Chierighini nunca gostou de fazer tempos como seus objetivos. Gosta de pensar em outras coisas, tipo como melhorar na prova, como passar melhor, como voltar melhor, como executar uma boa virada, acertar na chegada. São elementos que identifica serem mais fáceis de serem trabalhados e controlados. O tempo, é resultado de todo este esforço.
Entre os nadadores da seleção, Chierighini é um que dá as melhores entrevistas. Fala com desenvoltura, detalha suas dificuldades e descreve com precisão os seus sentimentos e dificuldades. Se diz afortunado por ter tido a oportunidade de ter experimentado dois mundos tão distintos. Treinar nos Estados Unidos e no principal clube da natação brasileira lhe deram visões distintas de trabalho.

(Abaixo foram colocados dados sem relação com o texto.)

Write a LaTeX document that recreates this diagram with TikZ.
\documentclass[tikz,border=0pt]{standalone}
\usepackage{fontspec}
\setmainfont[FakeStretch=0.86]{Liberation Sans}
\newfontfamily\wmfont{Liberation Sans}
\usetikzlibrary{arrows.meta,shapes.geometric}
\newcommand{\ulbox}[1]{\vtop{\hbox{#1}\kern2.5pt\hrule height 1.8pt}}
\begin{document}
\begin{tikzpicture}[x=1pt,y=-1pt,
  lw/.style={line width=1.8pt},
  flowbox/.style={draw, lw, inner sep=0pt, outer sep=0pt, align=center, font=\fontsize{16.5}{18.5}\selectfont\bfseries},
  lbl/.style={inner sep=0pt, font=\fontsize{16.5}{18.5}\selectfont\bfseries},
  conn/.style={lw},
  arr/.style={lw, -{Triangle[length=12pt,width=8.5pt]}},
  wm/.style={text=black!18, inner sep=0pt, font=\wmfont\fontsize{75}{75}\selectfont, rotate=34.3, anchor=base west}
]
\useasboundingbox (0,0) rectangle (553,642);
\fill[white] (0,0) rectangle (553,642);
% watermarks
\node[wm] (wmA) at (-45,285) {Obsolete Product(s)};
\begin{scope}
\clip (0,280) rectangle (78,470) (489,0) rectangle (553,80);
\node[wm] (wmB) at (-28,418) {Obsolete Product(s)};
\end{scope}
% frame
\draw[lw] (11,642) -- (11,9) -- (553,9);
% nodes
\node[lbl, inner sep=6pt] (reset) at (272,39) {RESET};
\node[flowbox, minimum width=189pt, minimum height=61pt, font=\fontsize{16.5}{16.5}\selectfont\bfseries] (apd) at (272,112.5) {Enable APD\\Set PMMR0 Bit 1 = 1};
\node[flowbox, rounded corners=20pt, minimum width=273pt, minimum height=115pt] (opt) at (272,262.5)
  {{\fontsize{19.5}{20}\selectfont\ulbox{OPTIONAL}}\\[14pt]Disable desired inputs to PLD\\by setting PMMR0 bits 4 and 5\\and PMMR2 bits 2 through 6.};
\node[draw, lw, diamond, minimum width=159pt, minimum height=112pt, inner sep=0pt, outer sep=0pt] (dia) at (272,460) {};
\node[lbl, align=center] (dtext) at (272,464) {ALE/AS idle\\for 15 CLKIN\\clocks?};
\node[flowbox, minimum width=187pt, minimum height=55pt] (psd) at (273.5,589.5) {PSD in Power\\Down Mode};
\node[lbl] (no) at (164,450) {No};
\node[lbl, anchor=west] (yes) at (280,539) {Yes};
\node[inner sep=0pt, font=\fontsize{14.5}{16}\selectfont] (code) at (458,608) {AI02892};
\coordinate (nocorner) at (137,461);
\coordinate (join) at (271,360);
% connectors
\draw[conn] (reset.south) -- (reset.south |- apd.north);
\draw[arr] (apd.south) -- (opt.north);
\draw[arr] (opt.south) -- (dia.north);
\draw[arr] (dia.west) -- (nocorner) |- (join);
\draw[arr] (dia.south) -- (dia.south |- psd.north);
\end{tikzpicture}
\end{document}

“Nos Estados Unidos, não são sistemáticos como no Brasil. Aqui o planejamento é mais específico, lá é mais geral”. Identifica pontos positivos em ambos e reconhece que foram determinantes no seu sucesso. O sistema de competição e o espírito de equipe na natação universitária americana é algo que ele destaca ainda mais.
Este espírito de fazer o seu melhor, de se superar, de competir, é algo que os americanos conseguem mais do que qualquer outro país do mundo da natação. Porém, Chierighini identificou que no seu atual momento da carreira está no lugar certo, com a pessoa certa.

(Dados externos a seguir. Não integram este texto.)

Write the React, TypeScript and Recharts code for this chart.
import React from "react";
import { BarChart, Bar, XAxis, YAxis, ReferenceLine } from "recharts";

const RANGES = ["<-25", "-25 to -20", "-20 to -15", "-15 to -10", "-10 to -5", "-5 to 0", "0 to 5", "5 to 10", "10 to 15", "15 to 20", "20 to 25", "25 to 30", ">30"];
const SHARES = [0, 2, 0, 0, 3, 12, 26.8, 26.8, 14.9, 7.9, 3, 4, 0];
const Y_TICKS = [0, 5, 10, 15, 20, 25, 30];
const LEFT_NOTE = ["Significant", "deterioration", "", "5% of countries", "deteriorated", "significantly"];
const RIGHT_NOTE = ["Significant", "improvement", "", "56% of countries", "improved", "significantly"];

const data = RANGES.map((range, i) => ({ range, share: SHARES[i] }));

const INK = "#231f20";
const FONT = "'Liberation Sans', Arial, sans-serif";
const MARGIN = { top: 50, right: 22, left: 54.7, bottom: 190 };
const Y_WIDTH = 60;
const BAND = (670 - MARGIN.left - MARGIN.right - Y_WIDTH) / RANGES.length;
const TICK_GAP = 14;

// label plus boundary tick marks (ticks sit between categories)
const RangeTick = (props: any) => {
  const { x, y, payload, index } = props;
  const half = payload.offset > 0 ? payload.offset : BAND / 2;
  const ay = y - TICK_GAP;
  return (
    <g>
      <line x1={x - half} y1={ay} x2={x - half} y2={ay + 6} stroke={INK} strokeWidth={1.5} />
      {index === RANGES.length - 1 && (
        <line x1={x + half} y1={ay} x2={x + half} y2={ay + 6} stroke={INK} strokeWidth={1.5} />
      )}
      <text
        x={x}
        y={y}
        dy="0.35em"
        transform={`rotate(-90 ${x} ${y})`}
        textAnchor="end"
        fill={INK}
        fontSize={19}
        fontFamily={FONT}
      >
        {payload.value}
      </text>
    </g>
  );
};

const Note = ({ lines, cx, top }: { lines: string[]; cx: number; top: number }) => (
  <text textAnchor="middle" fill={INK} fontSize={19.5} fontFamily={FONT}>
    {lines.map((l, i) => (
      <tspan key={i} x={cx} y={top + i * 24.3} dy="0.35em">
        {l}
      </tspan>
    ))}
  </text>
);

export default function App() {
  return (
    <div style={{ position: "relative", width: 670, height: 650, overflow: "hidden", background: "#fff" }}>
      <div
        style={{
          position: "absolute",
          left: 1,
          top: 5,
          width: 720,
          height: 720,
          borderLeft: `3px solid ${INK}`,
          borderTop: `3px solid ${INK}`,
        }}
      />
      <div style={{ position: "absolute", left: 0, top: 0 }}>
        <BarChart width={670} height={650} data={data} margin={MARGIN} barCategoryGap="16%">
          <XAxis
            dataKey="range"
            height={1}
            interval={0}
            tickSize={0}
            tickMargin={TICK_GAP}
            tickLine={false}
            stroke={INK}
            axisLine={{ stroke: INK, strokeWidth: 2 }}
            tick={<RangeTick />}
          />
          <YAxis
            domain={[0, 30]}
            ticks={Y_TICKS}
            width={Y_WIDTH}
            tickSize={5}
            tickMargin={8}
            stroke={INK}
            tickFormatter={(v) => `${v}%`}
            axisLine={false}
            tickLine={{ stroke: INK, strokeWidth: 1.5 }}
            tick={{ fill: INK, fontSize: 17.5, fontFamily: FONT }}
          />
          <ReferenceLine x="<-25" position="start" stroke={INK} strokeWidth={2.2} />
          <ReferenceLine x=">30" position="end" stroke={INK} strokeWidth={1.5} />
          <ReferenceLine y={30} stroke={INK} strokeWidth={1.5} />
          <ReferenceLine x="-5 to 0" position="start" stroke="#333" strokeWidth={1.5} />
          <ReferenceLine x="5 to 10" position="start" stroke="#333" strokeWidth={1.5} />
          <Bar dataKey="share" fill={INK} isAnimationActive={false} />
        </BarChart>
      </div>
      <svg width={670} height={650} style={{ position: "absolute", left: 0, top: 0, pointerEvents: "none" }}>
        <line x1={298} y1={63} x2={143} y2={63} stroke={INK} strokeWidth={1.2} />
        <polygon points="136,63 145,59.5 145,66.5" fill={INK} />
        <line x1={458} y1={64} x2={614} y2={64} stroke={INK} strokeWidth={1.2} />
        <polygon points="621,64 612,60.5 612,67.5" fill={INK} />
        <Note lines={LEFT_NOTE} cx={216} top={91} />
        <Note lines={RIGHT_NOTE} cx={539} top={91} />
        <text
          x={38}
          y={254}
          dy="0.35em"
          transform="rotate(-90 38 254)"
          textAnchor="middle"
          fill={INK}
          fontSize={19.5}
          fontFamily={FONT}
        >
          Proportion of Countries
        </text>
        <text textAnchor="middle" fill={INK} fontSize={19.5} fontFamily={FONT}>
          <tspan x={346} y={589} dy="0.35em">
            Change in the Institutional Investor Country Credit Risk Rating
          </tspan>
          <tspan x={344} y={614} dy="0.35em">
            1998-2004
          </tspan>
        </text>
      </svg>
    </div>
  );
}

“Por favor, não esquece de mencionar Albertinho” diz ele. Chierighini diz que tem um carinho especial pelo treinador. Foi ele, mais do que ninguém, até muito mais do que ele próprio, acreditou que o 47 viria. “Todos os treinadores foram importantes, todos me ajudaram muito, mas quem me fez acreditar que isso seria possível foi ele”.
Albertinho teve um dos seus melhores resultados como treinador de sua carreira. Pela primeira vez o revezamento 4×100m livre da seleção brasileira treina junto, na mesma piscina, com o mesmo treinador. O mais impressionante de tudo isso, é que foi algo planejado. No início da temporada, Albertinho dividiu isso com seu grupo. Era a missão. E foi cumprida!
Chierighini olha com carinho e muita apreensão o revezamento 4×100m livre do Brasil. Diz que não tem posição de preferência. Já abriu, já nadou meio e até já fechou. “Não interessa, eu amo revezamento, gosto muito”. Foi o revezamento que lhe deu a primeira medalha internacional, as maiores conquistas na natação universitária americana e a única medalha no Mundial de Longa, a prata de Budapeste. Gwangju vai ser o seu quinto Mundial. Depois de seis anos empacado nos 100m livre, Chierighini vai determinado a fazer história. Nunca deixou de acreditar, mas nunca acreditou tanto como agora.
Acredita no seu 100m livre, e acredita ainda mais no nosso revezamento. Ele, junto de Breno Correia, Pedro Spajari e Gabriel Santos cumpriram duas semanas de training camp em Antalya, na Turquia. Lá, sob o comando do treinador Alberitnho, a equipe treinou junto do Energy Standard, o principal clube profissional da natação mundial num centro fantástico que é o Gloria Sports Training Center.
Neste final de semana, Chierighini foi um dos 22 brasileiros que disputaram o Circuito Mare Nostrum de Barcelona. Os olhos e objetivos são para o Mundial e principalmente para os Jogos Olímpicos no próximo ano. Se há uma coisa que ele aprendeu é que quanto mais se melhora, maiores ficam os objetivos. Que seus sonhos (e nossos) se realizem plenamente.